Hacker News member ‘nico-roddz’ initially shared the discovery and later elaborated on how it happened:

“This is how everything started: A friend forward me an email from a FB group notification. Something like:

http://www.facebook.com/n/?groups%[id here]%2Fpermalink%[id here]%2F&mid=[id here]&bcode=[id here]-mjoi&n_m=[email adress here]

When I clicked the url I got automatically logged into my friend’s account. So is definitely a Facebook security issue. Then I tried some Google searches to see if I could find some urls containing the parameters: ‘bcode= &email= n_m= mid=‘. Not a big deal, really.”

The best case scenario is that someone will click on such a link and not know your password, but will get your email address. The worst case scenario is that someone can access your Facebook account on the first try. Since the email addresses are in the URL, someone could potentially search for your email address and find the corresponding link that has yet to expire.

Facebook disables the feature

Matt Jones, a Facebook engineer with a history of discussing such issues on Hacker News, has now contributed to the thread, explaining that the company has investigated this following the discovery. He says that Facebook only sends these URLs to the email address of the account owner “for their ease of use and never make(s) them publicly available. Even then we put protection in place to reduce the likelihood that anyone else could click through to the account.”

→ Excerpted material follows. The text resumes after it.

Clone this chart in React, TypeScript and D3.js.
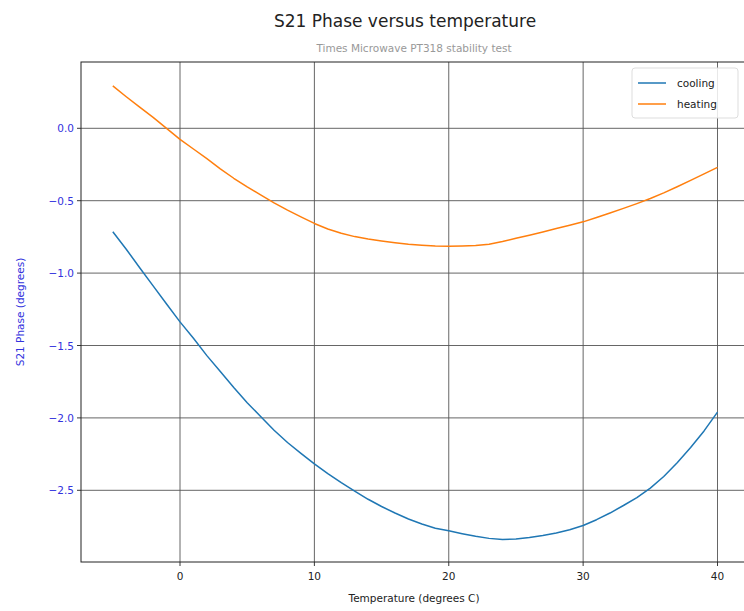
import React from "react";
import * as d3 from "d3";

const temps = [-5,-4,-3,-2,-1,0,1,2,3,4,5,6,7,8,9,10,11,12,13,14,15,16,17,18,19,20,21,22,23,24,25,26,27,28,29,30,31,32,33,34,35,36,37,38,39,40];
const cooling = [-0.715,-0.835,-0.963,-1.088,-1.213,-1.337,-1.45,-1.57,-1.68,-1.79,-1.895,-1.99,-2.085,-2.17,-2.245,-2.317,-2.385,-2.447,-2.505,-2.562,-2.612,-2.657,-2.698,-2.733,-2.762,-2.78,-2.80,-2.818,-2.832,-2.84,-2.836,-2.826,-2.812,-2.795,-2.772,-2.743,-2.703,-2.657,-2.605,-2.55,-2.485,-2.405,-2.31,-2.205,-2.09,-1.96];
const heating = [0.293,0.218,0.146,0.075,0.0,-0.076,-0.143,-0.21,-0.28,-0.345,-0.405,-0.46,-0.515,-0.565,-0.612,-0.657,-0.695,-0.725,-0.748,-0.765,-0.778,-0.79,-0.80,-0.807,-0.812,-0.814,-0.812,-0.81,-0.80,-0.782,-0.76,-0.738,-0.716,-0.692,-0.67,-0.646,-0.616,-0.585,-0.553,-0.52,-0.485,-0.446,-0.404,-0.36,-0.315,-0.27];
const xTicks = [0, 10, 20, 30, 40];
const yTicks = [0.0, -0.5, -1.0, -1.5, -2.0, -2.5];
const seriesNames = ["cooling", "heating"];
const seriesColors = ["#1f77b4", "#ff7f0e"];

const W = 744, H = 611;
const L = 81, R = 747, T = 62, B = 562;

export default function App() {
  const x = d3.scaleLinear().domain([0, 40]).range([180, 717.5]);
  const y = d3.scaleLinear().domain([0.0, -2.5]).range([128.3, 490.3]);
  const line = d3.line<number>().x((_, i) => x(temps[i])).y((d) => y(d));
  const series = [cooling, heating];
  const font = "DejaVu Sans, sans-serif";
  const fmt = (v: number) => (v < 0 ? "\u2212" : "") + Math.abs(v).toFixed(1);
  return (
    <svg width={W} height={H} style={{ position: "absolute", left: 0, top: 0, background: "#fff" }} fontFamily={font}>
      <rect x={0} y={0} width={W} height={H} fill="#fff" />
      <text x={405} y={27} textAnchor="middle" fontSize={17} fill="#222">S21 Phase versus temperature</text>
      <text x={414} y={52} textAnchor="middle" fontSize={10.5} fill="#999">Times Microwave PT318 stability test</text>
      <defs>
        <clipPath id="clip"><rect x={L} y={T} width={R - L} height={B - T} /></clipPath>
      </defs>
      {xTicks.map((t) => (
        <g key={"x" + t}>
          <line x1={x(t)} x2={x(t)} y1={T} y2={B} stroke="#555" strokeWidth={0.9} />
          <line x1={x(t)} x2={x(t)} y1={B} y2={B + 4} stroke="#222" strokeWidth={0.9} />
          <text x={x(t)} y={B + 18} textAnchor="middle" fontSize={10.5} fill="#222">{t}</text>
        </g>
      ))}
      {yTicks.map((t) => (
        <g key={"y" + t}>
          <line x1={L} x2={R} y1={y(t)} y2={y(t)} stroke="#555" strokeWidth={0.9} />
          <line x1={L - 4} x2={L} y1={y(t)} y2={y(t)} stroke="#222" strokeWidth={0.9} />
          <text x={L - 7} y={y(t) + 4} textAnchor="end" fontSize={10.5} fill="#3333dd">{fmt(t)}</text>
        </g>
      ))}
      <g clipPath="url(#clip)">
        {series.map((s, i) => (
          <path key={i} d={line(s) || ""} fill="none" stroke={seriesColors[i]} strokeWidth={1.5} strokeLinejoin="round" />
        ))}
      </g>
      <rect x={L} y={T} width={R - L} height={B - T} fill="none" stroke="#222" strokeWidth={1} />
      <text x={414} y={602} textAnchor="middle" fontSize={10.5} fill="#222">Temperature (degrees C)</text>
      <text transform={`translate(24,${(T + B) / 2}) rotate(-90)`} textAnchor="middle" fontSize={10.5} fill="#3333dd">S21 Phase (degrees)</text>
      <g>
        <rect x={632} y={68} width={106} height={50} rx={3} fill="#fff" fillOpacity={0.85} stroke="#ddd" strokeWidth={1} />
        {seriesNames.map((n, i) => (
          <g key={n}>
            <line x1={638} x2={666} y1={83 + i * 21} y2={83 + i * 21} stroke={seriesColors[i]} strokeWidth={1.5} />
            <text x={677} y={87 + i * 21} fontSize={10.5} fill="#222">{n}</text>
          </g>
        ))}
      </g>
    </svg>
  );
}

Jones explains, “For a search engine to come across these links, the content of the emails would need to have been posted online (e.g. via throwaway email sites, as someone pointed out – or people whose email addresses go to email lists with online archives).”

He notes that they expire after a period of time and only work for certain users. “Even then we run additional security checks to make sure it looks like the account owner who’s logging in.”

Jones then notes that due to the disclosure of these links via Google search results, Facebook has turned this feature off until it can better ensure its security for users whose email contents are publicly visible. He also notes that Facebook is securing the accounts of anyone who recently logged in through this flow.

We have contacted Facebook for official comment about this issue. We will update this article if and when we hear back.

Update at 12:00PM EST: “These URLs were sent directly to private email addresses to help people easily access their accounts, and we never made them publicly available or crawlable,” a Facebook spokesperson said in a statement. “These URLs were subsequently posted elsewhere online, which lead to their indexing in search engines. While we have always had protections on these private links to provide an additional layer of security, we have since disabled their functionality completely and are remediating the accounts of anyone who recently used this feature.”